Coinbase Wins Key Appeal, SEC Faces Fresh Limits
The Third Circuit just handed Coinbase a partial victory that could slow the SEC’s enforcement sprint against crypto platforms. Judges ruled the agency must answer Coinbase’s petition for clearer digital-asset rules before it can keep hammering the exchange with enforcement actions. Markets read the decision as the first real judicial brake on Chair Gensler’s “regulation-by-lawsuit” strategy.
The fight started when Coinbase asked the SEC to write industry-wide guidance on whether most tokens are securities or commodities. The agency refused and, months later, sued Coinbase for operating an unregistered exchange. Coinbase fired back with a petition claiming the denial was arbitrary. On review, the three-judge panel held that the SEC cannot simply say “no” to rulemaking requests that touch emerging technology without offering a reasoned explanation. Because the Commission never spelled out why existing securities rules already cover crypto trading and staking, the court sent the petition back for a fresh look.
The ruling does not halt the SEC’s lawsuit, but it forces the agency to defend its refusal in public, on the record. Coinbase gains breathing room to argue that staking rewards and token listings fall outside securities law. The SEC loses the luxury of treating silence as policy and must now weigh the costs of writing—or not writing—new rules.

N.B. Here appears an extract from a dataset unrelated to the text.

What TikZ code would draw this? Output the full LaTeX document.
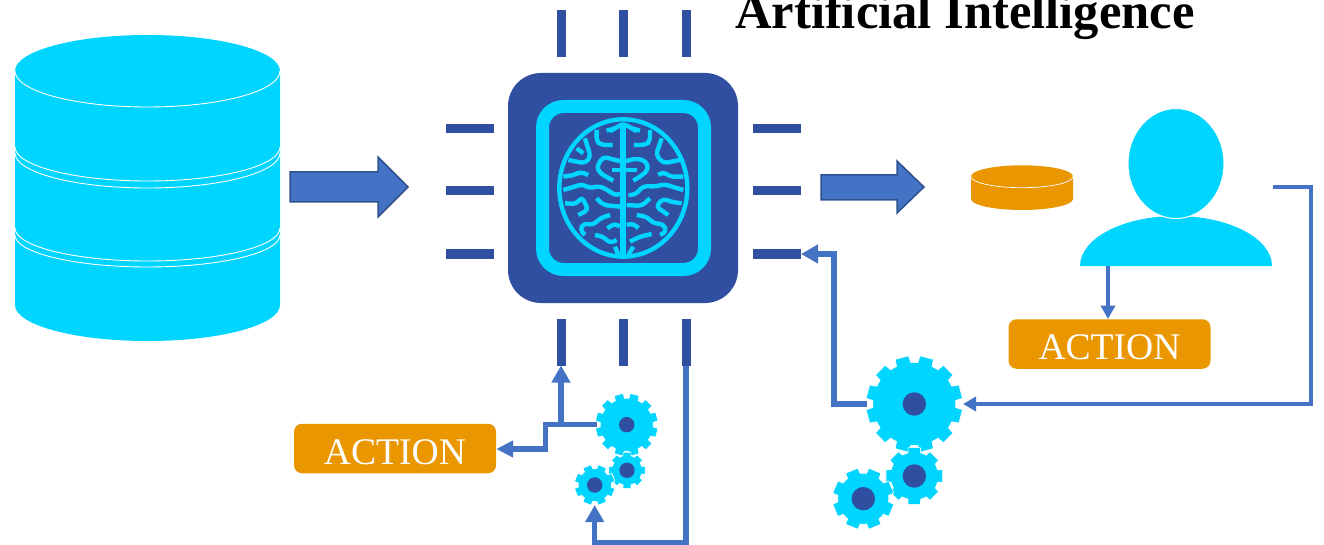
\documentclass[tikz,border=0pt]{standalone}
\usepackage{fontspec}
\setmainfont{Liberation Serif}
\usetikzlibrary{arrows.meta}
\definecolor{cyanfill}{HTML}{00D5FF}
\definecolor{chipblue}{HTML}{304FA0}
\definecolor{linkblue}{HTML}{4472C4}
\definecolor{linkdark}{HTML}{2F528F}
\definecolor{orangefill}{HTML}{EA9600}
\tikzset{
  pinbar/.style={fill=chipblue,inner sep=0pt,outer sep=0pt},
  pinv/.style={pinbar,minimum width=9pt,minimum height=47pt},
  pinh/.style={pinbar,minimum width=48pt,minimum height=9pt},
  actionbox/.style={fill=orangefill,rounded corners=8pt,inner sep=0pt,minimum width=202pt,minimum height=49.5pt,text=white,font=\fontsize{37.6}{40}\selectfont},
  link/.style={draw=linkblue,line width=5.3pt,line join=miter},
  thinlink/.style={draw=linkblue,line width=4.5pt,line join=miter},
  linkhead/.style={link,-{Triangle[width=18pt,length=17pt]}},
  blockarrow/.style={fill=linkblue,draw=linkdark,line width=1.5pt,line join=miter},
  brainline/.style={draw=cyanfill,line width=4.4pt,line join=round,rounded corners=4pt},
  hub/.style={circle,fill=chipblue,inner sep=0pt,outer sep=0pt},
  gearbody/.style={fill=cyanfill,draw=white,line width=0.6pt,line join=round},
}
% centre x, centre y, outer r, root r, teeth, offset, hub r, name
\newcommand{\cogwheel}[8]{%
  \pgfmathsetmacro{\cogstep}{360/#5}%
  \fill[gearbody,shift={(#1,#2)}] (#6-0.5*\cogstep:#4)
    \foreach \k in {1,...,#5}{
      \pgfextra{\pgfmathsetmacro{\cogm}{#6+(\k-1)*\cogstep}}
      -- ({\cogm-0.5*\cogstep}:#4) -- ({\cogm-0.34*\cogstep}:#4) -- ({\cogm-0.27*\cogstep}:#3)
      -- ({\cogm+0.27*\cogstep}:#3) -- ({\cogm+0.34*\cogstep}:#4) -- ({\cogm+0.5*\cogstep}:#4)
    } -- cycle;
  \node[hub,minimum size=2*#7 pt] (#8) at (#1,#2) {};
}
\begin{document}
\begin{tikzpicture}[x=1pt,y=-1pt]
\path[use as bounding box] (0,0) rectangle (1324,545);
\clip (0,0) rectangle (1324,545);
% database
\fill[cyanfill] (15,71) -- (15,305) arc[start angle=180,end angle=0,x radius=132.5,y radius=36] -- (280,71) -- cycle;
\fill[cyanfill] (147.5,71) ellipse[x radius=132.5,y radius=36];
\coordinate (db) at (147.5,190);
\draw[white,line width=0.9pt] (15,71) arc[start angle=180,end angle=0,x radius=132.5,y radius=36];
\foreach \e/\b in {147/181,153/188,228/261,235/267}{
  \pgfmathsetmacro{\ry}{\b-\e}
  \draw[white,line width=0.9pt] (15,\e) arc[start angle=180,end angle=0,x radius=132.5,y radius=\ry];
}
% block arrows
\path[blockarrow] (290,172) -- (378,172) -- (378,157) -- (408,187) -- (378,217) -- (378,202) -- (290,202) -- cycle;
\path[blockarrow] (821,175) -- (897,175) -- (897,161) -- (924,187) -- (897,213) -- (897,200) -- (821,200) -- cycle;
% chip pins
\node[pinv] (pt1) at (561,34) {};
\node[pinv] (pt2) at (623,34) {};
\node[pinv] (pt3) at (686,34) {};
\node[pinv] (pb1) at (561,342) {};
\node[pinv] (pb2) at (623,342) {};
\node[pinv] (pb3) at (686,342) {};
\node[pinh] (pl1) at (470,129) {};
\node[pinh] (pl2) at (470,191) {};
\node[pinh] (pl3) at (470,254) {};
\node[pinh] (pr1) at (777,129) {};
\node[pinh] (pr2) at (777,191) {};
\node[pinh] (pr3) at (777,254) {};
% chip
\node[fill=chipblue,rounded corners=33pt,minimum width=230pt,minimum height=230pt,inner sep=0pt] (chip) at (623,188) {};
\draw[draw=cyanfill,line width=13pt,rounded corners=21pt,fill=chipblue] (542.5,106.5) rectangle (704.5,269.5);
% brain, in 3x zoom coordinates
\begin{scope}[shift={(500,60)},x=0.3333pt,y=-0.3333pt]
\draw[draw=cyanfill,line width=4.4pt] (370,384) ellipse[x radius=192,y radius=206];
\draw[draw=cyanfill,line width=6pt] (370,190) -- (370,590);
\begin{scope}[brainline]
\draw (330,214) -- (370,190) -- (410,214);
\draw (320,212) -- (345,205);
\draw (420,212) -- (395,205);
\draw (290,210) -- (290,245) -- (305,255) -- (338,255);
\draw (450,210) -- (450,245) -- (435,255) -- (402,255);
\draw (255,235) -- (272,290) -- (255,310) -- (205,300);
\draw (485,235) -- (468,285) -- (490,310) -- (540,300);
\draw (230,265) -- (250,280);
\draw (190,350) -- (225,345) -- (240,335) -- (265,345);
\draw (550,350) -- (510,350) -- (490,335) -- (475,345);
\draw (335,330) -- (410,330);
\draw (340,362) -- (300,340) -- (290,320) -- (310,290) -- (345,300) -- (370,305) -- (410,295) -- (440,305) -- (445,330) -- (420,350) -- (400,362);
\draw (190,390) -- (250,372) -- (265,385) -- (300,378) -- (330,395) -- (350,408) -- (362,400);
\draw (550,390) -- (490,372) -- (470,380) -- (430,378) -- (405,405) -- (385,405);
\draw (290,415) -- (310,435) -- (360,440);
\draw (450,415) -- (425,438) -- (380,435);
\draw (195,430) -- (230,432) -- (245,410) -- (265,450) -- (235,465);
\draw (545,430) -- (510,425) -- (490,415) -- (468,440) -- (505,465);
\draw (330,465) -- (300,475) -- (280,495) -- (250,490) -- (240,510) -- (255,525);
\draw (410,465) -- (440,470) -- (460,490) -- (490,492) -- (500,515) -- (480,525);
\draw (322,505) -- (345,490) -- (360,500);
\draw (380,495) -- (400,490) -- (415,505);
\draw (285,525) -- (310,530) -- (330,550) -- (350,540);
\draw (390,545) -- (420,530) -- (455,522);
\draw (345,560) -- (355,585);
\draw (400,560) -- (385,585);
\end{scope}
\end{scope}
% title
\node[anchor=base west,inner sep=0pt,font=\bfseries\fontsize{50.6}{52}\selectfont] (title) at (735,28.5) {Artificial Intelligence};
% small disk
\fill[orangefill] (971,176.5) -- (971,199) arc[start angle=180,end angle=0,x radius=51,y radius=11] -- (1073,176.5) -- cycle;
\fill[orangefill] (1022,176.5) ellipse[x radius=51,y radius=11.2];
\coordinate (disk) at (1022,188);
\draw[white,line width=0.7pt] (971,176.5) arc[start angle=180,end angle=0,x radius=51,y radius=11.2];
% person
\fill[cyanfill] (1080,266) arc[start angle=180,end angle=360,x radius=96,y radius=50] -- cycle;
\fill[cyanfill,draw=white,line width=1pt] (1176,163.5) ellipse[x radius=48,y radius=55];
\coordinate (personB) at (1108,266);
\coordinate (personR) at (1273,187);
% action boxes
\node[actionbox] (act1) at (1109.5,344) {\raisebox{-3pt}[24.8pt][0pt]{ACTION}};
\node[actionbox] (act2) at (395,448.5) {\raisebox{-3.3pt}[24.8pt][0pt]{ACTION}};
% gears
\cogwheel{914.3}{404}{48.5}{41.5}{12}{15}{11.7}{gearR}
\cogwheel{914.3}{476}{29}{24}{8}{0}{11.7}{gearS}
\cogwheel{863.3}{498.7}{31}{25.5}{8}{22.5}{11.7}{gearT}
\cogwheel{626.7}{424.7}{31.5}{26.5}{12}{15}{7.7}{gearL}
\cogwheel{627}{470.3}{18.5}{15}{8}{0}{7.7}{gearM}
\cogwheel{594.7}{485}{20.5}{16.5}{8}{22.5}{7.7}{gearN}
% connectors
\coordinate (gearRw) at (866.5,404);
\coordinate (gearRe) at (963,404);
\coordinate (gearLw) at (596.5,424.5);
\coordinate (gearNs) at (594.7,505);
\coordinate (c1) at (834,404);
\coordinate (c2) at (1311,187);
\coordinate (c3) at (1311,404);
\coordinate (c4) at (561,424.5);
\coordinate (c5) at (545.5,424.5);
\coordinate (c6) at (545.5,449);
\coordinate (c7) at (686,543);
\coordinate (c8) at (594.7,543);
\draw[linkhead] (gearRw) -- (c1) |- (pr3.east);
\draw[thinlink,-{Triangle[width=14pt,length=13.5pt]}] (personB) -- (act1.north -| personB);
\draw[thinlink,-{Triangle[width=14pt,length=13pt]}] (personR) -- (c2) -- (c3) -- (gearRe);
\draw[linkhead] (gearLw) -- (c4) -- (pb1.south);
\draw[link,-{Triangle[width=16pt,length=17pt]}] (c4) -- (c5) -- (c6) -- (act2.east |- c6);
\draw[linkhead] (pb3.south) -- (c7) -- (c8) -- (gearNs);
\end{tikzpicture}
\end{document}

In plain terms, the court told the SEC it cannot dodge tough policy questions by enforcement alone; it must either craft regulations or justify why it refuses to do so. That procedural requirement gives exchanges and DeFi projects a new lever: demand answers first, fight charges second.
For markets, the decision tilts authority away from the Commission’s preferred “token-is-security” shortcut and toward a slower, more transparent process that could involve the CFTC on mixed commodity-security questions. Stablecoin issuers and staking protocols see lower immediate litigation risk, while exchanges gain negotiating power on registration. Traders may price in less regulatory whiplash, but only if the SEC responds with clarity rather than another wave of subpoenas.
Bottom line: expect more petitions, more procedural fights, and a narrower lane for the SEC until it decides whether to regulate or just keep suing.